If you are considering working with an agent that charges below-average rates, some questions can help you make a selection with confidence.

  • What kind of track record does the agent have? Many discount brokerages and referral services will allow you to get to know prospective agents and ask them questions. Because they might be working with a high volume of clients, you may want to dig deeper into their experience beyond the number of homes they’ve sold. For example, asking whether they’ve worked with clients whose homes were similar to yours, or who had special circumstances similar to yours, may help you feel more confident in making a selection.

  • Are there any limits on the services they offer? The agent should tell you if there are any tradeoffs in exchange for their lower commission. You may be responsible for tasks that a traditional agent would typically handle, such as hosting the open house or negotiating the sale. If any services are a la carte or if you’ll be referred to an outside vendor, that will likely mean additional costs to you on top of the agent’s commission.

  • What can they tell you about your market? A prospective real estate agent can be a great source of information about the overall selling process and your local market conditions. You should be able to get a sense of comparable local home sales and what you might expect from potential buyers, such as what they’re looking for and how fast other homes are selling.

Other ways to save money as a seller

If saving money is a top priority for you when selling your home, there are other avenues that you can explore besides working with a discount broker or low-commission agent.

  • See if you qualify for credits or incentives.
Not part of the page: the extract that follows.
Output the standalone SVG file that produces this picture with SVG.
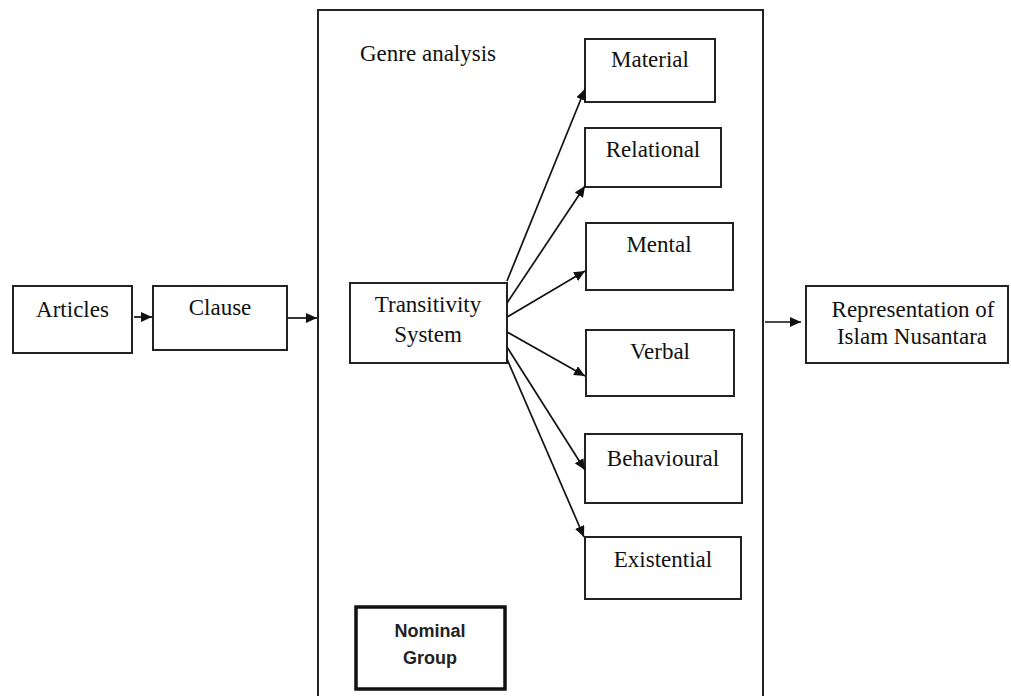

For example, if you’re in a profession that supports your local community, such as teaching or health care, you may qualify for discounts from traditional real estate agents through networks like Homes for Heroes.

  • Consider selling your home yourself. While a “for sale by owner” strategy requires a lot more work than going with an agent, the main advantage is that you would bypass the listing agent’s fees entirely. However, according to the NAR, the median sale price of these homes is lower than those sold with the assistance of a real estate agent. If the buyer is using an agent, you’ll still have to pay their commission as well.